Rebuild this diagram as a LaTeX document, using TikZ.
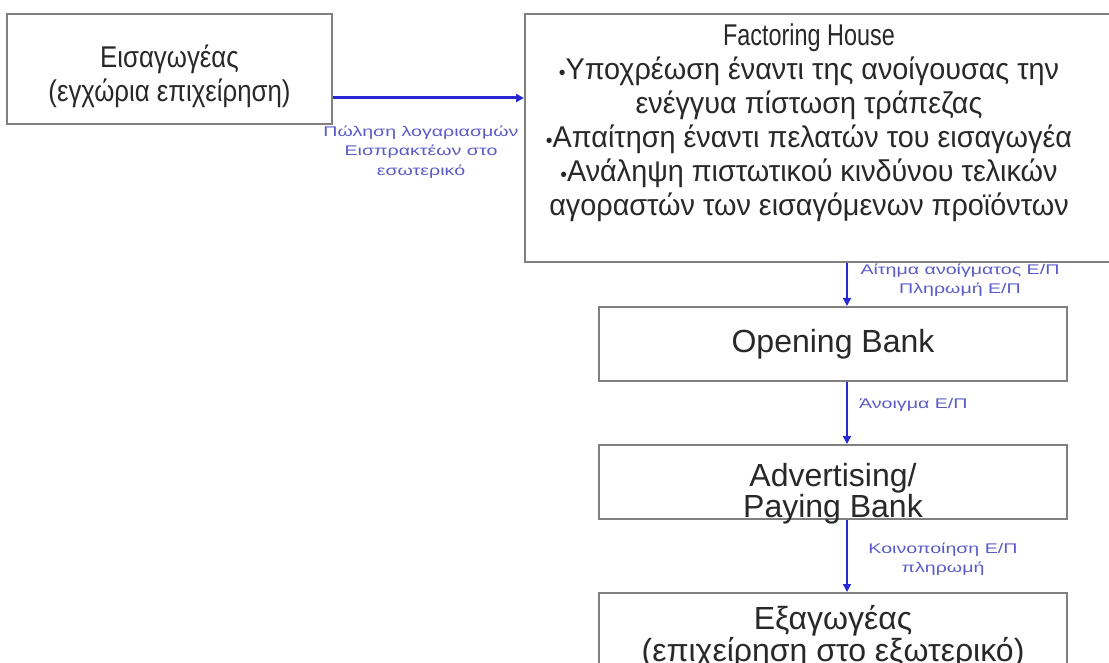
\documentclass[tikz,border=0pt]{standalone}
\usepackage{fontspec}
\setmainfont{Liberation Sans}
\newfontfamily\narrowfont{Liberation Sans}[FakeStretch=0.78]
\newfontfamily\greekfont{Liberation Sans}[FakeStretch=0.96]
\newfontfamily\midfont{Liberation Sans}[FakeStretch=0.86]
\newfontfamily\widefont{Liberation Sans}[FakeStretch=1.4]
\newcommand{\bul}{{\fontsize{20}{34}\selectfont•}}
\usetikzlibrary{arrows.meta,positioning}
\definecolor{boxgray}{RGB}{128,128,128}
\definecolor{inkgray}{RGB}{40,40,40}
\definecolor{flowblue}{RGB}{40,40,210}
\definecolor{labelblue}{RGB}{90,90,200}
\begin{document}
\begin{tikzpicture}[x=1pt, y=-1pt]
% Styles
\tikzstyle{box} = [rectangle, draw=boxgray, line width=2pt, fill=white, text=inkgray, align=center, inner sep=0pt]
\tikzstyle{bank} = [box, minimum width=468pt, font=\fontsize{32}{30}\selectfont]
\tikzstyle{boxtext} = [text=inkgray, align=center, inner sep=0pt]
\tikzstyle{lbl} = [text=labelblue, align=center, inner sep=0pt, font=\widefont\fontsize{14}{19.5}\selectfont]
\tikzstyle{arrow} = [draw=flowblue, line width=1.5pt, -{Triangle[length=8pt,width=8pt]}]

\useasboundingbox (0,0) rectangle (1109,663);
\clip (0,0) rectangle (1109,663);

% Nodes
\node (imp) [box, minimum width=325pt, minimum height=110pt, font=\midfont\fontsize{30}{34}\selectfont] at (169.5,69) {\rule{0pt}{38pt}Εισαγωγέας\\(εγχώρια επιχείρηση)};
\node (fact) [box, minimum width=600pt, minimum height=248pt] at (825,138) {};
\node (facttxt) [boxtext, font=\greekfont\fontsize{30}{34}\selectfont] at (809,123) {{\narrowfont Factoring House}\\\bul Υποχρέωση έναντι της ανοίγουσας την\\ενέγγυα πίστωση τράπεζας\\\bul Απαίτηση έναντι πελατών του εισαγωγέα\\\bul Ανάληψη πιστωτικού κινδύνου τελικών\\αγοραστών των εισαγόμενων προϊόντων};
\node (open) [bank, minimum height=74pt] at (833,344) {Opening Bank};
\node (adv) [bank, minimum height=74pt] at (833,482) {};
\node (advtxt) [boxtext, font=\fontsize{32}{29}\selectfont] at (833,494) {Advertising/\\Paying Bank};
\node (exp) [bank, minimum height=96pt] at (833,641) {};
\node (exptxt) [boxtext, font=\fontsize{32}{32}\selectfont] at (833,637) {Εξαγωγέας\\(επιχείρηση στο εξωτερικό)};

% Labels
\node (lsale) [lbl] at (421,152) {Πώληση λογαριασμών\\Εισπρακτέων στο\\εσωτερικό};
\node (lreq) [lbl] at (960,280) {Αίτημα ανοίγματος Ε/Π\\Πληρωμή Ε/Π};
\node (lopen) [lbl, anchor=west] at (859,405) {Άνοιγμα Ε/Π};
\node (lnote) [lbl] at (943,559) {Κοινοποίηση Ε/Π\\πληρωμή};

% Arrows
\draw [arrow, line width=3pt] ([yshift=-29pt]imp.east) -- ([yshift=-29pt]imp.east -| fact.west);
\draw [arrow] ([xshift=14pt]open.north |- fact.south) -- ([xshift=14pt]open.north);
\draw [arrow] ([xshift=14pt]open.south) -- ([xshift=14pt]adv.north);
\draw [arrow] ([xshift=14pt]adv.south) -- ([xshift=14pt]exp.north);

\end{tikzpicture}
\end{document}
================
▶ **EXERCISE INSTRUCTIONS**
In the copy, include no pictures; restate the listing above exactly.

▶ **THE RESULT**
Rebuild this diagram as a LaTeX document, using TikZ.
\documentclass[tikz,border=0pt]{standalone}
\usepackage{fontspec}
\setmainfont{Liberation Sans}
\newfontfamily\narrowfont{Liberation Sans}[FakeStretch=0.78]
\newfontfamily\greekfont{Liberation Sans}[FakeStretch=0.96]
\newfontfamily\midfont{Liberation Sans}[FakeStretch=0.86]
\newfontfamily\widefont{Liberation Sans}[FakeStretch=1.4]
\newcommand{\bul}{{\fontsize{20}{34}\selectfont•}}
\usetikzlibrary{arrows.meta,positioning}
\definecolor{boxgray}{RGB}{128,128,128}
\definecolor{inkgray}{RGB}{40,40,40}
\definecolor{flowblue}{RGB}{40,40,210}
\definecolor{labelblue}{RGB}{90,90,200}
\begin{document}
\begin{tikzpicture}[x=1pt, y=-1pt]
% Styles
\tikzstyle{box} = [rectangle, draw=boxgray, line width=2pt, fill=white, text=inkgray, align=center, inner sep=0pt]
\tikzstyle{bank} = [box, minimum width=468pt, font=\fontsize{32}{30}\selectfont]
\tikzstyle{boxtext} = [text=inkgray, align=center, inner sep=0pt]
\tikzstyle{lbl} = [text=labelblue, align=center, inner sep=0pt, font=\widefont\fontsize{14}{19.5}\selectfont]
\tikzstyle{arrow} = [draw=flowblue, line width=1.5pt, -{Triangle[length=8pt,width=8pt]}]

\useasboundingbox (0,0) rectangle (1109,663);
\clip (0,0) rectangle (1109,663);

% Nodes
\node (imp) [box, minimum width=325pt, minimum height=110pt, font=\midfont\fontsize{30}{34}\selectfont] at (169.5,69) {\rule{0pt}{38pt}Εισαγωγέας\\(εγχώρια επιχείρηση)};
\node (fact) [box, minimum width=600pt, minimum height=248pt] at (825,138) {};
\node (facttxt) [boxtext, font=\greekfont\fontsize{30}{34}\selectfont] at (809,123) {{\narrowfont Factoring House}\\\bul Υποχρέωση έναντι της ανοίγουσας την\\ενέγγυα πίστωση τράπεζας\\\bul Απαίτηση έναντι πελατών του εισαγωγέα\\\bul Ανάληψη πιστωτικού κινδύνου τελικών\\αγοραστών των εισαγόμενων προϊόντων};
\node (open) [bank, minimum height=74pt] at (833,344) {Opening Bank};
\node (adv) [bank, minimum height=74pt] at (833,482) {};
\node (advtxt) [boxtext, font=\fontsize{32}{29}\selectfont] at (833,494) {Advertising/\\Paying Bank};
\node (exp) [bank, minimum height=96pt] at (833,641) {};
\node (exptxt) [boxtext, font=\fontsize{32}{32}\selectfont] at (833,637) {Εξαγωγέας\\(επιχείρηση στο εξωτερικό)};

% Labels
\node (lsale) [lbl] at (421,152) {Πώληση λογαριασμών\\Εισπρακτέων στο\\εσωτερικό};
\node (lreq) [lbl] at (960,280) {Αίτημα ανοίγματος Ε/Π\\Πληρωμή Ε/Π};
\node (lopen) [lbl, anchor=west] at (859,405) {Άνοιγμα Ε/Π};
\node (lnote) [lbl] at (943,559) {Κοινοποίηση Ε/Π\\πληρωμή};

% Arrows
\draw [arrow, line width=3pt] ([yshift=-29pt]imp.east) -- ([yshift=-29pt]imp.east -| fact.west);
\draw [arrow] ([xshift=14pt]open.north |- fact.south) -- ([xshift=14pt]open.north);
\draw [arrow] ([xshift=14pt]open.south) -- ([xshift=14pt]adv.north);
\draw [arrow] ([xshift=14pt]adv.south) -- ([xshift=14pt]exp.north);

\end{tikzpicture}
\end{document}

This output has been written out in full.